Ohio First State to Receive FTA State Safety Oversight Certification

Aug. 29, 2017
Ohio is the first state to receive FTA certification for its SSO Program and the other 29 need to ensure they meet the goal well in advance of the April 15, 2019 deadline.

Today the U.S. Department of Transportation’s Federal Transit Administration (FTA) announced that Ohio is the first of 30 states to receive FTA certification for its State Safety Oversight (SSO) Program, a federal statutory requirement that requires states with rail transit systems to establish an FTA-certified SSO Program by April 15, 2019. For those states that don’t meet the deadline, they would be at risk of having federal funds to all public transportation agencies throughout the state being withheld until certification is achieved.

“Certification is an important achievement by the state of Ohio and demonstrates that the Ohio SSO Program has the authority, resources and expertise needed to oversee the rail transit systems in that state,” said FTA Executive Director Matthew Welbes. “They certainly took the new statutory requirements that went into law in 2012 seriously.”

The FTA wants to continue partnering with the other 29 states to ensure that they also meet the goal, and are able to do so well in advance of the April 15, 2019 deadline. Welbes said thoughtful planning is needed now to reduce the risk of crisis management at the last moment. “The certification deadline is now less than two years away and time is becoming critical for all affected states, especially those that still need state legislative action.”

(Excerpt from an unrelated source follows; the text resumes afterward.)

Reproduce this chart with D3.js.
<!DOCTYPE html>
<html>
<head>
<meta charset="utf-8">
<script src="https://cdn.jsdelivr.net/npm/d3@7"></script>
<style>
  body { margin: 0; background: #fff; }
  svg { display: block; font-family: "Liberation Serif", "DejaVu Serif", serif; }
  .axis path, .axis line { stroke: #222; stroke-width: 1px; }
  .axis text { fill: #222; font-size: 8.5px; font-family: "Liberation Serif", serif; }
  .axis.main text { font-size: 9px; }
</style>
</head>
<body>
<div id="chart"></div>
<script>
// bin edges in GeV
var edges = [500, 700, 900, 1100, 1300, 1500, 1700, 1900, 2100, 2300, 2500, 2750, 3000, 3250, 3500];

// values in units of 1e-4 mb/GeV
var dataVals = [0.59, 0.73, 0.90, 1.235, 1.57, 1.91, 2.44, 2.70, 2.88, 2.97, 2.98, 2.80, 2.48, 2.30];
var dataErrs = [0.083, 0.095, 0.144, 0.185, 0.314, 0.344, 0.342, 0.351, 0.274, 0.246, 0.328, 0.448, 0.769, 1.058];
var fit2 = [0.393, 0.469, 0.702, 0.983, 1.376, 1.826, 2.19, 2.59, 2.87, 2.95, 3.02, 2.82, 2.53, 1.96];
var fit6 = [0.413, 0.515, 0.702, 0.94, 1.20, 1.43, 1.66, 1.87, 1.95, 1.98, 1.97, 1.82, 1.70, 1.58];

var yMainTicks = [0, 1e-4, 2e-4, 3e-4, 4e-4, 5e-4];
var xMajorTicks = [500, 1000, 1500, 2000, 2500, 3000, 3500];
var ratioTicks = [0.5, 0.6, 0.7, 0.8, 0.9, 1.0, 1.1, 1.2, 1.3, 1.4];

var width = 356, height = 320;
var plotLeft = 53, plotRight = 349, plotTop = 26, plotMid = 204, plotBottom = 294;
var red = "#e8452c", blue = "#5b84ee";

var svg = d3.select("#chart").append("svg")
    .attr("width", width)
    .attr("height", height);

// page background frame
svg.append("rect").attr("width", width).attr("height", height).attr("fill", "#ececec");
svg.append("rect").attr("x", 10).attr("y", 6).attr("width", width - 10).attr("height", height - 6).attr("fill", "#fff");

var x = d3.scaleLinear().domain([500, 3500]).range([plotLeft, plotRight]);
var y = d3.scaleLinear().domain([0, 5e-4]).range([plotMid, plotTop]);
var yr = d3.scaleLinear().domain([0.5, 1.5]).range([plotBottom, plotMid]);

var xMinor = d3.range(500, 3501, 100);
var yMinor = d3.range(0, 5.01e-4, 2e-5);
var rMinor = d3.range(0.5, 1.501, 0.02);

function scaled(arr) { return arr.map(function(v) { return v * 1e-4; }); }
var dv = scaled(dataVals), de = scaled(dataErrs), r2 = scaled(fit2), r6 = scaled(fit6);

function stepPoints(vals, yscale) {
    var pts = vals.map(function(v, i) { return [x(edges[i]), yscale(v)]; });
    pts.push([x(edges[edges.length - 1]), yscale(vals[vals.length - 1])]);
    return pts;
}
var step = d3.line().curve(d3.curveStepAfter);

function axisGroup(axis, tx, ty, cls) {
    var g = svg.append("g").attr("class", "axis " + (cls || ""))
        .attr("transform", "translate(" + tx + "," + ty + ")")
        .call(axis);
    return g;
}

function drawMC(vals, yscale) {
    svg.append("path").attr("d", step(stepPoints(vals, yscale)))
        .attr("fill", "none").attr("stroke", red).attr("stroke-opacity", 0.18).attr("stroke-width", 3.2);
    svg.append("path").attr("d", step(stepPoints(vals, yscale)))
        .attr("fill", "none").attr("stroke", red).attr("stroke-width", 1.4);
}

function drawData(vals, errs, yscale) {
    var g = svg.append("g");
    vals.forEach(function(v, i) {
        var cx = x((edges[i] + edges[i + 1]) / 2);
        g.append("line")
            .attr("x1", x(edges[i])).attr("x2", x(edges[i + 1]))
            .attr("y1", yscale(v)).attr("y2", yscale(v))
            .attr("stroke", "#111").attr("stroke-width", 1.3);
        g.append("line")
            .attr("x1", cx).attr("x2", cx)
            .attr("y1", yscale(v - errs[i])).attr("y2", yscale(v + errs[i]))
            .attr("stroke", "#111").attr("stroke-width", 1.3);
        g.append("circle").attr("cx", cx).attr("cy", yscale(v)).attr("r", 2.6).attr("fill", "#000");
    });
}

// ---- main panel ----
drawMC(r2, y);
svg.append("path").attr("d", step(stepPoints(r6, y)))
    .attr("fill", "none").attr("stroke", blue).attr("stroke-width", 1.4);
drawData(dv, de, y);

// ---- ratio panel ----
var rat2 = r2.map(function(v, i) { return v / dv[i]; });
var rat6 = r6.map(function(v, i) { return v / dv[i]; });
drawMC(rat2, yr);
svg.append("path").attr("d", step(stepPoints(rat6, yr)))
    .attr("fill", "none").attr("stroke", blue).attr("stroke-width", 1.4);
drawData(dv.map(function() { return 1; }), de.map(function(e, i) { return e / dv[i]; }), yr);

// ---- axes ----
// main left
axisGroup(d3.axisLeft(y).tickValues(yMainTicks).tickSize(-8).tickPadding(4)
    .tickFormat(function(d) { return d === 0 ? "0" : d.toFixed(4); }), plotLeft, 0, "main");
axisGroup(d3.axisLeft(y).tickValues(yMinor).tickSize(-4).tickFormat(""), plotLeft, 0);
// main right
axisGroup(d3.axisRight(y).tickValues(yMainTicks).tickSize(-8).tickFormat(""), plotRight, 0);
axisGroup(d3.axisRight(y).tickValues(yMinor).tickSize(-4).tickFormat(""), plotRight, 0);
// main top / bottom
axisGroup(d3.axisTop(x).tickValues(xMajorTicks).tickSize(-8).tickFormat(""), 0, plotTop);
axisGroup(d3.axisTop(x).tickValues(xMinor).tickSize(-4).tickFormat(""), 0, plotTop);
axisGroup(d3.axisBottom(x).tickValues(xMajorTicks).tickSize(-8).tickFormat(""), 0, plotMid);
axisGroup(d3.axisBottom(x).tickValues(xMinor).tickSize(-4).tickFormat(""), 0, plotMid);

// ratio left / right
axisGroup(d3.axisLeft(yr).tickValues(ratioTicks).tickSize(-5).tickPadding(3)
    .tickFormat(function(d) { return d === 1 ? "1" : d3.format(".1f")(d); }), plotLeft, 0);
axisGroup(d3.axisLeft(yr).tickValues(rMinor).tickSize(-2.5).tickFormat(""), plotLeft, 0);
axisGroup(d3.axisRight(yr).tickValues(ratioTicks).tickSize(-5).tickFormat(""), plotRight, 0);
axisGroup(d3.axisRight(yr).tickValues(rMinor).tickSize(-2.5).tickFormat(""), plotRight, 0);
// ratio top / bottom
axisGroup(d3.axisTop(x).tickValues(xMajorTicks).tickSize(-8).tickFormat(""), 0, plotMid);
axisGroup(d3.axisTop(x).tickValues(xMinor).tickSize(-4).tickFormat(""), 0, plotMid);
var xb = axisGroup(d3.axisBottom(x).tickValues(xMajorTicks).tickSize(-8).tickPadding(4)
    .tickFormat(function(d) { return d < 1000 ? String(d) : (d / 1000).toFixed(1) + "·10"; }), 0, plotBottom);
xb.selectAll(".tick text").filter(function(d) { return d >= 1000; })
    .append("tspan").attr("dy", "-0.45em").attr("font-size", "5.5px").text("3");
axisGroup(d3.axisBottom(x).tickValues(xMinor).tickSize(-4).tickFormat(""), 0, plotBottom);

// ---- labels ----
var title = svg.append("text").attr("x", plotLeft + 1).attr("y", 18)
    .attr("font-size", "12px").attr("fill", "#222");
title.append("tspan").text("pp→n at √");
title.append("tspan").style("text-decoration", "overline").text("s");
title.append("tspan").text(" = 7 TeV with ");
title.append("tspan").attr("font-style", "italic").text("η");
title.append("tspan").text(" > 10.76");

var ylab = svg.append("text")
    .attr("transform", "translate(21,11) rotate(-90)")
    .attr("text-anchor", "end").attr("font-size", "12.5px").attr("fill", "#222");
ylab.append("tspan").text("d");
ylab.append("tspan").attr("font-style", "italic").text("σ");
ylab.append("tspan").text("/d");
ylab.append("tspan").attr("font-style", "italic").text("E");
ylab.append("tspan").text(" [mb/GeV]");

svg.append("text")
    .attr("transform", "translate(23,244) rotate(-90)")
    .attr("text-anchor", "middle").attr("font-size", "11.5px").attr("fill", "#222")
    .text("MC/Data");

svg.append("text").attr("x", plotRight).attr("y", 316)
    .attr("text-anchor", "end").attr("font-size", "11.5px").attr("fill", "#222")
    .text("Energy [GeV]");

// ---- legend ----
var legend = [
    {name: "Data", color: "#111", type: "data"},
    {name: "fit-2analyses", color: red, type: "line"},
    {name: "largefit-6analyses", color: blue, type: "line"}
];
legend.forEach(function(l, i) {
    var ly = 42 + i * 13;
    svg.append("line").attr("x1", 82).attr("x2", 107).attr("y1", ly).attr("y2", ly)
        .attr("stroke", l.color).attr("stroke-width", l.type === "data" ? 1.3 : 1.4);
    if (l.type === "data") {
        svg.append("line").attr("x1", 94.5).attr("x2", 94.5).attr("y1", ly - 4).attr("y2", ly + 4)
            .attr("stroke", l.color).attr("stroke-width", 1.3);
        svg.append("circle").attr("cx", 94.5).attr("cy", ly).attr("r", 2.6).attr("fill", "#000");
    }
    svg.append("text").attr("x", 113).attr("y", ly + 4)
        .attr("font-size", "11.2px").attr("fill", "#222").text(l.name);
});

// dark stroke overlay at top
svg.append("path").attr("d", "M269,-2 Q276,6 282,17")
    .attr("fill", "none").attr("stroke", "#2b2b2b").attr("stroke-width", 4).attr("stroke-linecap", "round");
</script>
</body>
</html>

FTA is encouraging states to act quickly to enact any necessary legislation, statutes and regulations, particularly those states whose legislatures meet only part-time or biennially. Currently, seven states still require state legislative or executive action prior to FTA certification — Illinois, Michigan, New Jersey, New York, Oklahoma, Puerto Rico and Tennessee. By federal law, the April 15, 2019 deadline cannot be waived or extended.

All of the states need to meet the same federal statutory requirements to achieve FTA certification of their SSO Program, Welbes explained. “They need to scale their state safety oversight program commensurate with the size of the transit agencies. A state that has a small streetcar system only, will be different than a state that has oversight responsibilities for two heavy rail lines and a light rail line, but they all have a comparable requirement in terms of having the necessary investigation authority, be financially and legally independent from any of the transit agencies that they regulate, and they all need to make sure that their safety staff has the necessary certifications.”

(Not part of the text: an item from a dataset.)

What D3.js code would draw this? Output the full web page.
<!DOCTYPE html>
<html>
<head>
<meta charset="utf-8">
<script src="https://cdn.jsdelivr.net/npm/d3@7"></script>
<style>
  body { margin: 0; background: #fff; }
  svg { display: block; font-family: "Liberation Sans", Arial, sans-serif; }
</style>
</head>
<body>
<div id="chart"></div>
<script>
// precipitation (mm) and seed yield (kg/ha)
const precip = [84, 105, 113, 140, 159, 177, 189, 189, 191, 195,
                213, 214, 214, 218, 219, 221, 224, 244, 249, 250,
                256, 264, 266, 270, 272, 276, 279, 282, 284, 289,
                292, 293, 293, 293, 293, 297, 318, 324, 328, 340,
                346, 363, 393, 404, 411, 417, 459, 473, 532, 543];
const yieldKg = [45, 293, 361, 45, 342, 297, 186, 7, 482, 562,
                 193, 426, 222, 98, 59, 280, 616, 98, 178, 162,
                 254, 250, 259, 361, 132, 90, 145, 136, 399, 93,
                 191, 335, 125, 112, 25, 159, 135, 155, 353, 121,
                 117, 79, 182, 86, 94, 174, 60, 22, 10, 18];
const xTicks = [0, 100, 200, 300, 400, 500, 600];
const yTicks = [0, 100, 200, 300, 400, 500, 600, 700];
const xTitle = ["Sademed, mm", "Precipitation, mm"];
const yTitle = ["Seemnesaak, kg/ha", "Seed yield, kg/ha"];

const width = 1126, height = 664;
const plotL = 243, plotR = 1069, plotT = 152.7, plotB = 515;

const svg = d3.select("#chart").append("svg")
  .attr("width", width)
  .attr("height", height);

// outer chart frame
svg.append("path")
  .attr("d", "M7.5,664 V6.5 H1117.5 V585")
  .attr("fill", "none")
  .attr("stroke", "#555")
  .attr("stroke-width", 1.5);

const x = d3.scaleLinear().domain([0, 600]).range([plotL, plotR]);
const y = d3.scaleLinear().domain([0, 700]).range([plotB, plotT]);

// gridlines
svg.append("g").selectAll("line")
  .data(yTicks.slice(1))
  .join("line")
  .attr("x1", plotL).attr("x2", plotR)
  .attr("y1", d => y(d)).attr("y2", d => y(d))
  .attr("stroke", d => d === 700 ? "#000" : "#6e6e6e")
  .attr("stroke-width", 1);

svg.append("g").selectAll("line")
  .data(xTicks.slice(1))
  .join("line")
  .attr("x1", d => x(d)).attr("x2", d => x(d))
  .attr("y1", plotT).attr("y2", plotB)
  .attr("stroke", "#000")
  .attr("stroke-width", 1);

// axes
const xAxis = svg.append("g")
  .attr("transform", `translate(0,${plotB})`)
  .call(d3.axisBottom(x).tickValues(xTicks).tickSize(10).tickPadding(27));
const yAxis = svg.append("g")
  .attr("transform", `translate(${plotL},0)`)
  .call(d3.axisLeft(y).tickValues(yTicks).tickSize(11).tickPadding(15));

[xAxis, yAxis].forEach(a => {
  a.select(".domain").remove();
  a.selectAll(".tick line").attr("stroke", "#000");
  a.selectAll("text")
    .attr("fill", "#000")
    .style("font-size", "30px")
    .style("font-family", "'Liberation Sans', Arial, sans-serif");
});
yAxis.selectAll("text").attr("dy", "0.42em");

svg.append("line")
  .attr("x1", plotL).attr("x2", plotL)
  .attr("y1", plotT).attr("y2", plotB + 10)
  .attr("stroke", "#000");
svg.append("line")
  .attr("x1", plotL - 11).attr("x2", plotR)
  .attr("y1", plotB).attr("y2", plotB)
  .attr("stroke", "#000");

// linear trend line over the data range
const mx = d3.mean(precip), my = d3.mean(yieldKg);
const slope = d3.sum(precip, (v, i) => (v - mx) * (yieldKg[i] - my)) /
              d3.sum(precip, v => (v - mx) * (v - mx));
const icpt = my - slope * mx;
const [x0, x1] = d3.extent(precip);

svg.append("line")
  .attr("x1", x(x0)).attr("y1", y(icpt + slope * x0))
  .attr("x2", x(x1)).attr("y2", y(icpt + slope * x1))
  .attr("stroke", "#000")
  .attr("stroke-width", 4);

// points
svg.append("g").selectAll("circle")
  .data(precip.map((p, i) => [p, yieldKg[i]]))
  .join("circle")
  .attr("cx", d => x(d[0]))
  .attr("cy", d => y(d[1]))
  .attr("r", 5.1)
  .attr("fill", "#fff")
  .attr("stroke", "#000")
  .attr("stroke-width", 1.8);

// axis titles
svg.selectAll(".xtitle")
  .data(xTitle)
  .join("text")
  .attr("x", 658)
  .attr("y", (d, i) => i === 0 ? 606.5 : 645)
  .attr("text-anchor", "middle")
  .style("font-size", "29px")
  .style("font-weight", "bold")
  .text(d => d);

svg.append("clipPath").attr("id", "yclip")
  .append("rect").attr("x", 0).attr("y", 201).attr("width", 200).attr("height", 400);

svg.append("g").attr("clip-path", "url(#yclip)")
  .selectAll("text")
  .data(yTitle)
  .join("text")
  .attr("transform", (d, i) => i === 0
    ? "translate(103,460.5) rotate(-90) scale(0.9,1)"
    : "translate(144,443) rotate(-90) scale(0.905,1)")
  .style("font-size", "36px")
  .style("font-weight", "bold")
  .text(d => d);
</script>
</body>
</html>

Navigating the Requirements

FTA has provided $18 million a year to all affected states so they can provide the necessary staff and resources to develop and implement an SSO Program that is compliant with the federal requirements. FTA has also provided a toolkit with guidance for managing the SSO Program certification process and maintains frequent contact with the states and SSO agencies.

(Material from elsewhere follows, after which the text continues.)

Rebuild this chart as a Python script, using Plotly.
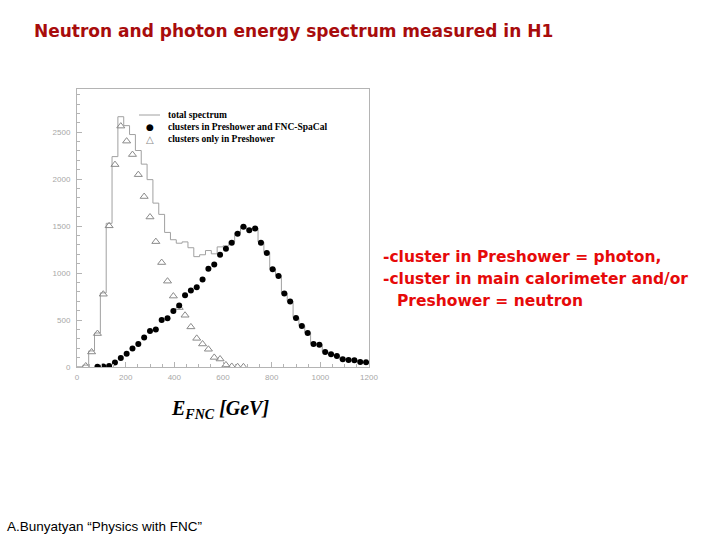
import plotly.graph_objects as go

# ---- data (50 bins of 24 GeV, 0..1200 GeV) ----
bin_width = 24
n_bins = 50
bin_edges = [bin_width * i for i in range(n_bins + 1)]
bin_centers = [bin_width * i + bin_width / 2 for i in range(n_bins)]

total_spectrum = [2, 20, 171, 362, 789, 1530, 2240, 2665, 2570, 2475,
                  2305, 2160, 1995, 1745, 1625, 1433, 1355, 1318, 1332, 1270,
                  1175, 1195, 1240, 1205, 1279, 1290, 1335, 1430, 1500, 1465,
                  1480, 1330, 1220, 1045, 975, 785, 700, 525, 440, 365,
                  248, 240, 162, 137, 118, 84, 76, 72, 55, 51]

preshower_and_spacal = [None, None, None, 2, 4, 10, 47, 96, 142, 196,
                        245, 313, 384, 398, 501, 519, 597, 654, 764, 814,
                        850, 932, 1046, 1092, 1195, 1258, 1322, 1418, 1493, 1457,
                        1475, 1322, 1215, 1042, 970, 782, 697, 522, 437, 362,
                        245, 238, 160, 135, 117, 82, 75, 71, 53, 50]

preshower_only = [None, 11, 160, 356, 775, 1503, 2155, 2565, 2405, 2262,
                  2048, 1815, 1597, 1335, 1112, 914, 755, 633, 551, 427,
                  305, 245, 189, 102, 85, 22, 6, 3, 2, None,
                  None, None, None, None, None, None, None, None, None, None,
                  None, None, None, None, None, None, None, None, None, None]

legend_labels = ["total spectrum",
                 "clusters in Preshower and FNC-SpaCal",
                 "clusters only in Preshower"]

title_text = "Neutron and photon energy spectrum measured in H1"
note_lines = ["-cluster in Preshower = photon,",
              "-cluster in main calorimeter and/or",
              "Preshower = neutron"]
credit_text = "A.Bunyatyan \u201cPhysics with FNC\u201d"

# ---- figure ----
W, H = 720, 540
L, R, T, B = 77, 369, 89, 367

def px(xp):
    return (xp - L) / (R - L)

def py(yp):
    return (B - yp) / (B - T)

fig = go.Figure()

fig.add_trace(go.Scatter(
    x=bin_edges, y=total_spectrum + [total_spectrum[-1]],
    mode="lines", line=dict(shape="hv", color="#a0a0a0", width=1),
    showlegend=False, hoverinfo="skip"))

fig.add_trace(go.Scatter(
    x=bin_centers, y=preshower_only, mode="markers",
    marker=dict(symbol="triangle-up-open", size=7, color="#8a8a8a",
                line=dict(width=1, color="#8a8a8a")),
    showlegend=False))

fig.add_trace(go.Scatter(
    x=bin_centers, y=preshower_and_spacal, mode="markers",
    marker=dict(symbol="circle", size=6, color="black"),
    showlegend=False))

axis_common = dict(showgrid=False, zeroline=False, showline=True, mirror=True,
                   linecolor="#b4b4b4", linewidth=1, ticks="inside",
                   tickcolor="#b4b4b4",
                   tickfont=dict(family="Liberation Sans", size=8, color="#a8a8a8"))

fig.update_xaxes(range=[0, 1200], dtick=200, tick0=0, ticklen=5,
                 minor=dict(dtick=50, ticks="inside", ticklen=3, tickcolor="#b4b4b4"),
                 ticklabelstandoff=2, **axis_common)
fig.update_yaxes(range=[0, 2960], dtick=500, tick0=0, ticklen=5,
                 minor=dict(dtick=100, ticks="inside", ticklen=3, tickcolor="#b4b4b4"),
                 ticklabelstandoff=4, **axis_common)

annotations = []
# title
annotations.append(dict(xref="paper", yref="paper", x=px(32), y=py(31),
                        xanchor="left", yanchor="middle", showarrow=False,
                        text="<b>" + title_text + "</b>",
                        font=dict(family="DejaVu Sans", size=17, color="#a80c0c")))
# note lines
note_pos = [(381, 257), (381, 279), (395, 301)]
for (xp, yp), line in zip(note_pos, note_lines):
    annotations.append(dict(xref="paper", yref="paper", x=px(xp), y=py(yp),
                            xanchor="left", yanchor="middle", showarrow=False,
                            text="<b>" + line + "</b>",
                            font=dict(family="DejaVu Sans", size=15.5, color="#e60a0a")))
# credit
annotations.append(dict(xref="paper", yref="paper", x=px(5), y=py(526),
                        xanchor="left", yanchor="middle", showarrow=False,
                        text=credit_text,
                        font=dict(family="Liberation Sans", size=13.5, color="black")))
# axis title
annotations.append(dict(xref="paper", yref="paper", x=px(220), y=py(409),
                        xanchor="center", yanchor="middle", showarrow=False,
                        text="<b><i>E<sub>FNC</sub> [GeV]</i></b>",
                        font=dict(family="Liberation Serif", size=20, color="black")))

# legend (drawn as annotations)
leg_rows = [115, 127, 139]
for yp, lab in zip(leg_rows, legend_labels):
    annotations.append(dict(xref="paper", yref="paper", x=px(166), y=py(yp),
                            xanchor="left", yanchor="middle", showarrow=False,
                            text="<b>" + lab + "</b>",
                            font=dict(family="Liberation Serif", size=9.5, color="black")))
annotations.append(dict(xref="paper", yref="paper", x=px(150), y=py(leg_rows[1]),
                        xanchor="center", yanchor="middle", showarrow=False,
                        text="\u25cf", font=dict(family="DejaVu Sans", size=9, color="black")))
annotations.append(dict(xref="paper", yref="paper", x=px(150), y=py(leg_rows[2]),
                        xanchor="center", yanchor="middle", showarrow=False,
                        text="\u25b3", font=dict(family="DejaVu Sans", size=10, color="#8a8a8a")))

shapes = [dict(type="line", xref="paper", yref="paper",
               x0=px(139), x1=px(160), y0=py(leg_rows[0]), y1=py(leg_rows[0]),
               line=dict(color="#a0a0a0", width=1))]

fig.update_layout(width=W, height=H,
                  margin=dict(l=L, r=W - R, t=T, b=H - B, pad=0),
                  paper_bgcolor="white", plot_bgcolor="white",
                  showlegend=False, annotations=annotations, shapes=shapes)

fig.write_html("out.html")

In addition to monthly calls between the FTA and stakeholders, FTA brings SSO agencies together twice a year to facilitate information sharing. Of the most recent meeting in Baltimore, Welbes said, “They really went in to detail about the different steps to make sure that they have the financial legal independence, that they have the best investigation authority and they talk about practices that the agencies use today.”

He said the FTA has stepped up its efforts in providing additional information to ensure there aren’t any "gray areas." Via the monthly phone calls with SSO agencies, they are able to clarify and answer all questions.

SSO Program Outlook

While Ohio is the first state to be certified, he said there are other states close to certification. “There’s clear progress,” Welbes stated.

The FTA has posted a status table online that shows each state’s progress toward certification. The table also shows the approximate amount of federal transit funds the FTA would be prohibited from obligating should the state fail to achieve certification by the deadline.

While this is a state safety oversight program directed solely at rail fixed guideway, it impacts all FTA grant recipients as federal funds throughout the state would be withheld if certification is not achieved by the deadline.

For those in one of the 30 states that aren’t rail operators themselves, Welbes said they are valuable partners in this process. “A transit agency CEO reaching out to a state DOT official can help make clear the importance of this objective.

“… In several states there’s still legislative action required and even though a transit CEO running a bus system might be a few hundred miles away from the rail system in the state, they can communicate with elected officials that represent them at the state legislature to make sure that everyone has a sense of the importance of meeting this goal.

“They’re very important and powerful people as partners in carrying out this program.”

Per the FTA: By federal law, the April 15, 2019 deadline cannot be waived or extended. FTA strongly recommends that states submit their SSO Program certification applications by April 15, 2018. States should not assume that applications submitted after September 30, 2018, will receive a decision on certification by the deadline. In some cases, the FTA may need to do onsite verifications, or states may need to correct and resubmit parts of their applications. All of these activities must be completed before the deadline.

The FTA SSO Program final rule took effect in April 2016, establishing a three-year period for states to obtain program certification.